Using List Comprehensions for Unique Values

List comprehensions are a concise and efficient way to create lists in Python. By combining list comprehensions with the set() function, we can create a straightforward one-liner to extract unique values while also preserving order. To achieve this, we can use a temporary set to track items we’ve seen as we iterate.

my_list = [1, 2, 2, 3, 4, 4, 5]
seen = set()
unique_values = [x for x in my_list if not (x in seen or seen.add(x))]
print(unique_values)  # Output: [1, 2, 3, 4, 5]

In this example, we used a list comprehension that goes through each item in my_list. The condition checks if the item is already in the seen set. If not, the item is added to the new list, ‘unique_values‘, and to the ‘seen‘ set. This method is compact and performs well, making it a favorite among Python developers for quick list processing.

Using the Pandas Library for Unique Values

If you are working with data analysis and have the Pandas library installed, you can leverage its powerful capabilities to manage and analyze dataframes. Pandas has built-in functionality that makes it easy to extract unique values from a list or series. This approach is particularly advantageous when you are dealing with larger datasets and need efficient solutions.

import pandas as pd
my_list = [1, 2, 2, 3, 4, 4, 5]
df = pd.Series(my_list)
unique_values = df.unique()
print(unique_values)  # Output: [1 2 3 4 5]

In this example, we imported the Pandas library and created a Series object from our list. We then called the unique() method on this Series to retrieve the unique values. This method not only filters duplicates but also provides a convenient way to handle complex datasets typically encountered in data science tasks.

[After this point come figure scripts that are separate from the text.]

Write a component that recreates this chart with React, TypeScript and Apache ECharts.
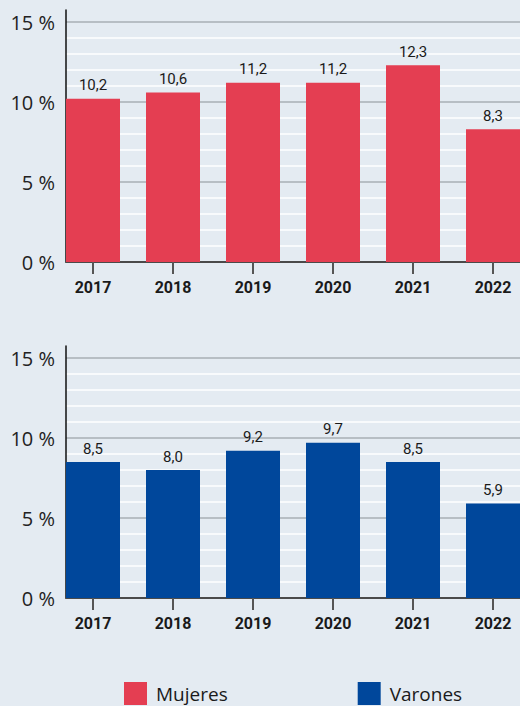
import React, { useEffect, useRef } from 'react';
import * as echarts from 'echarts';

const years = ['2017', '2018', '2019', '2020', '2021', '2022'];
const mujeres = [10.2, 10.6, 11.2, 11.2, 12.3, 8.3];
const varones = [8.5, 8.0, 9.2, 9.7, 8.5, 5.9];
const yTickValues = [0, 5, 10, 15];
const seriesNames = ['Mujeres', 'Varones'];

export default function App() {
  const ref = useRef<HTMLDivElement>(null);
  useEffect(() => {
    const chart = echarts.init(ref.current as HTMLDivElement, null, { renderer: 'svg' });
    const font = "'Open Sans', 'Noto Sans', sans-serif";
    const cond = "'Roboto', sans-serif";
    const idx = years.map((_, i) => i);
    const xAxisFor = (g: number) => ({
      type: 'value',
      gridIndex: g,
      min: -0.3375,
      max: 5.3375,
      axisLine: { show: true, onZero: false, lineStyle: { color: '#4a4a4a', width: 2 } },
      axisTick: { show: true, customValues: idx, length: 12, lineStyle: { color: '#555', width: 2 } },
      axisLabel: {
        customValues: idx,
        formatter: (v: number) => years[Math.round(v)],
        fontFamily: cond,
        fontWeight: 'bold',
        fontSize: 16,
        color: '#1a1a1a',
        margin: 17,
      },
      splitLine: { show: false },
    });
    const yAxisFor = (g: number) => ({
      type: 'value',
      gridIndex: g,
      min: 0,
      max: 15.75,
      interval: 1,
      axisLine: { show: true, onZero: false, lineStyle: { color: '#111', width: 1.5 } },
      axisTick: { show: false },
      axisLabel: {
        customValues: yTickValues,
        formatter: (v: number) => `${v} %`,
        fontFamily: font,
        fontSize: 20,
        color: '#222',
        margin: 11,
      },
      splitLine: {
        show: true,
        showMaxLine: false,
        lineStyle: { color: ['#a9afb5', '#ffffff', '#ffffff', '#ffffff', '#ffffff'], width: 1.5 },
      },
    });
    const labelFor = {
      show: true,
      position: 'top',
      distance: 6,
      formatter: (p: any) => Number(p.value[1]).toFixed(1).replace('.', ','),
      fontFamily: cond,
      fontSize: 15,
      color: '#1a1a1a',
    };
    chart.setOption({
      animation: false,
      backgroundColor: '#e4ebf2',
      grid: [
        { left: 66, right: 0, top: 10, height: 252 },
        { left: 66, right: 0, top: 346, height: 252 },
      ],
      xAxis: [xAxisFor(0), xAxisFor(1)],
      yAxis: [yAxisFor(0), yAxisFor(1)],
      legend: {
        data: seriesNames,
        left: 124,
        top: 682,
        padding: 0,
        icon: 'rect',
        itemWidth: 23,
        itemHeight: 23,
        itemGap: 130,
        textStyle: { fontFamily: font, fontSize: 19, color: '#1a1a1a', padding: [0, 0, 0, 4] },
      },
      series: [
        {
          type: 'bar',
          name: seriesNames[0],
          xAxisIndex: 0,
          yAxisIndex: 0,
          barWidth: 54,
          data: mujeres.map((v, i) => [i, v]),
          itemStyle: { color: '#e43e52' },
          label: labelFor,
        },
        {
          type: 'bar',
          name: seriesNames[1],
          xAxisIndex: 1,
          yAxisIndex: 1,
          barWidth: 54,
          data: varones.map((v, i) => [i, v]),
          itemStyle: { color: '#00479b' },
          label: labelFor,
        },
      ],
    });
    return () => chart.dispose();
  }, []);
  return <div ref={ref} style={{ position: 'fixed', left: 0, top: 0, width: 520, height: 706 }} />;
}
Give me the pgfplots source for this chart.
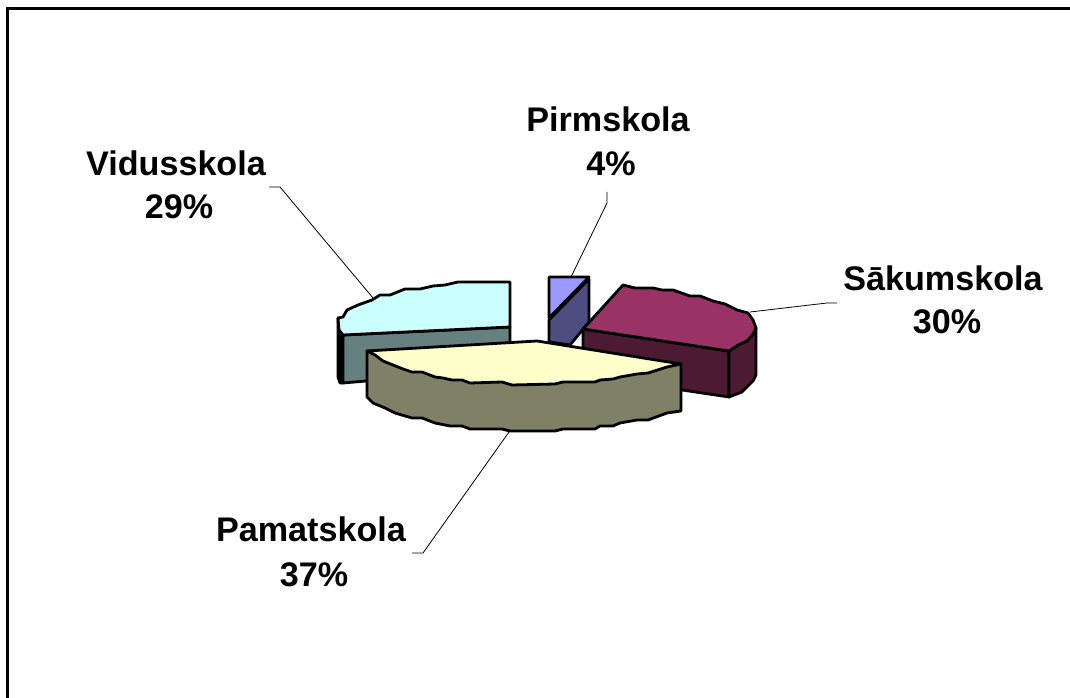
\documentclass[border=0pt]{standalone}
\usepackage{fontspec}
\setmainfont{Liberation Sans}
\usepackage{pgfplots}
\pgfplotsset{compat=1.18}
\definecolor{cyantop}{HTML}{CCFFFF}
\definecolor{cyanside}{HTML}{668080}
\definecolor{bluetop}{HTML}{9999FF}
\definecolor{blueside}{HTML}{4D4D80}
\definecolor{redtop}{HTML}{993366}
\definecolor{redside}{HTML}{4D1A33}
\definecolor{yeltop}{HTML}{FFFFCC}
\definecolor{yelside}{HTML}{808066}
\tikzset{
  slice/.style={draw=black, line width=2.1pt, line join=round},
  leader/.style={black, line width=0.6pt},
  lab/.style={font=\bfseries\fontsize{25.6}{30}\selectfont, text=black, inner sep=0pt, anchor=base}}
\begin{document}
\begin{tikzpicture}
\useasboundingbox (0,0) rectangle (802.5pt,523.5pt);
\begin{axis}[
  at={(0,0)}, anchor=south west,
  width=802.5pt, height=523.5pt, scale only axis,
  xmin=0, xmax=1070, ymin=0, ymax=698, y dir=reverse,
  hide axis, clip=true]
% frame, cut off at the right and bottom
\addplot[black, line width=2.25pt] coordinates {(7.5,698) (7.5,8.5) (1070,8.5)};
% leader lines
\addplot[leader] coordinates {(571,277) (607,203) (607,192)};
\addplot[leader] coordinates {(373,298) (280,187) (269,187)};
\addplot[leader] coordinates {(750,312) (827,303) (837,303)};
\addplot[leader] coordinates {(509,432) (423,553) (412,553)};
% Vidusskola
\addplot[fill=black, slice] coordinates {(338,318) (343,335) (343,383) (340,383) (338,377)} -- cycle;
\addplot[fill=cyanside, slice] coordinates {(343,335) (510,327) (510,360) (366,381) (343,383)} -- cycle;
\addplot[fill=cyantop, slice] coordinates {(510,282) (458,282) (445,285) (433,286) (420,289) (405,289) (390,295) (380,295) (372,300) (358,305) (347,310) (343,317) (338,318) (339,330) (343,335) (510,327)} -- cycle;
% Pirmskola
\addplot[fill=blueside, slice] coordinates {(549,320) (589,279) (589,322) (570,345) (549,342)} -- cycle;
\addplot[fill=bluetop, slice] coordinates {(549,277) (589,277) (549,318)} -- cycle;
% Sakumskola
\addplot[fill=redside, slice] coordinates {(583,329) (729,351) (729,397) (682,390) (583,366)} -- cycle;
\addplot[fill=redside, slice] coordinates {(729,351) (738,345) (747,341) (753,334) (756,328) (756,375) (753,381) (742,392) (729,397)} -- cycle;
\addplot[fill=redtop, slice] coordinates {(583,329) (623,285) (635,288) (653,288) (662,290) (673,290) (690,296) (700,296) (713,301) (725,304) (737,310) (748,313) (753,320) (756,328) (753,334) (747,341) (738,345) (729,351)} -- cycle;
% Pamatskola
\addplot[fill=yelside, slice] coordinates {(367,351) (681,364) (681,411) (667,413) (648,420) (637,420) (620,423) (613,426) (600,426) (595,429) (563,429) (555,431) (510,431) (502,429) (470,429) (462,426) (450,426) (435,423) (422,418) (412,418) (395,413) (385,408) (373,403) (367,397)} -- cycle;
\addplot[fill=yeltop, slice] coordinates {(367,351) (537,341) (681,364) (667,367) (648,373) (637,374) (620,377) (613,379) (600,380) (595,382) (563,382) (555,384) (512,385) (502,382) (470,383) (462,380) (452,380) (443,378) (435,377) (422,372) (412,372) (403,369) (393,365) (383,361) (375,355)} -- cycle;
% labels
\node[lab] at (axis cs:608,132) {Pirmskola};
\node[lab] at (axis cs:611,176) {4\%};
\node[lab] at (axis cs:176,176) {Vidusskola};
\node[lab] at (axis cs:179,219) {29\%};
\node[lab] at (axis cs:943,291) {Sākumskola};
\node[lab] at (axis cs:947,334) {30\%};
\node[lab] at (axis cs:311,541) {Pamatskola};
\node[lab] at (axis cs:314,586) {37\%};
\end{axis}
\end{tikzpicture}
\end{document}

Using NumPy for Unique Values

Similar to Pandas, if you are working with numerical data, the NumPy library can also be an excellent resource for retrieving unique values from lists or arrays. NumPy provides the np.unique() function, which is optimized for performance and handles larger datasets efficiently.

import numpy as np
my_list = [1, 2, 2, 3, 4, 4, 5]
unique_values = np.unique(my_list)
print(unique_values)  # Output: [1 2 3 4 5]

Using NumPy to find unique values is advantageous, especially when performing array operations or numerical computations. The np.unique() function not only removes duplicates but also sorts the values in ascending order by default, providing a clean output.

Choosing the Right Method for Your Needs

With several methods available to extract unique values from lists in Python, choosing the right one depends on your specific use case. If you need a quick solution and the order of elements doesn’t matter, using the set() function is a great choice. For preserving order, using a loop or list comprehension is more suitable.

For data analysis tasks where you are working with large datasets, libraries like Pandas and NumPy offer optimized approaches that can handle significant amounts of data efficiently. Each method has its strengths, and being familiar with them will give you flexibility in your programming projects.

Conclusion

In this article, we have explored various ways to get unique values from lists in Python, including using sets, loops, list comprehensions, and powerful libraries like Pandas and NumPy. Each method is useful for different situations, giving you the tools to handle duplicates effectively.

As you continue your journey in Python programming, practicing these methods will deepen your understanding of data structures and their manipulation. Remember that selecting the right technique can optimize your code, improve efficiency, and lead to cleaner, more maintainable solutions. Happy coding!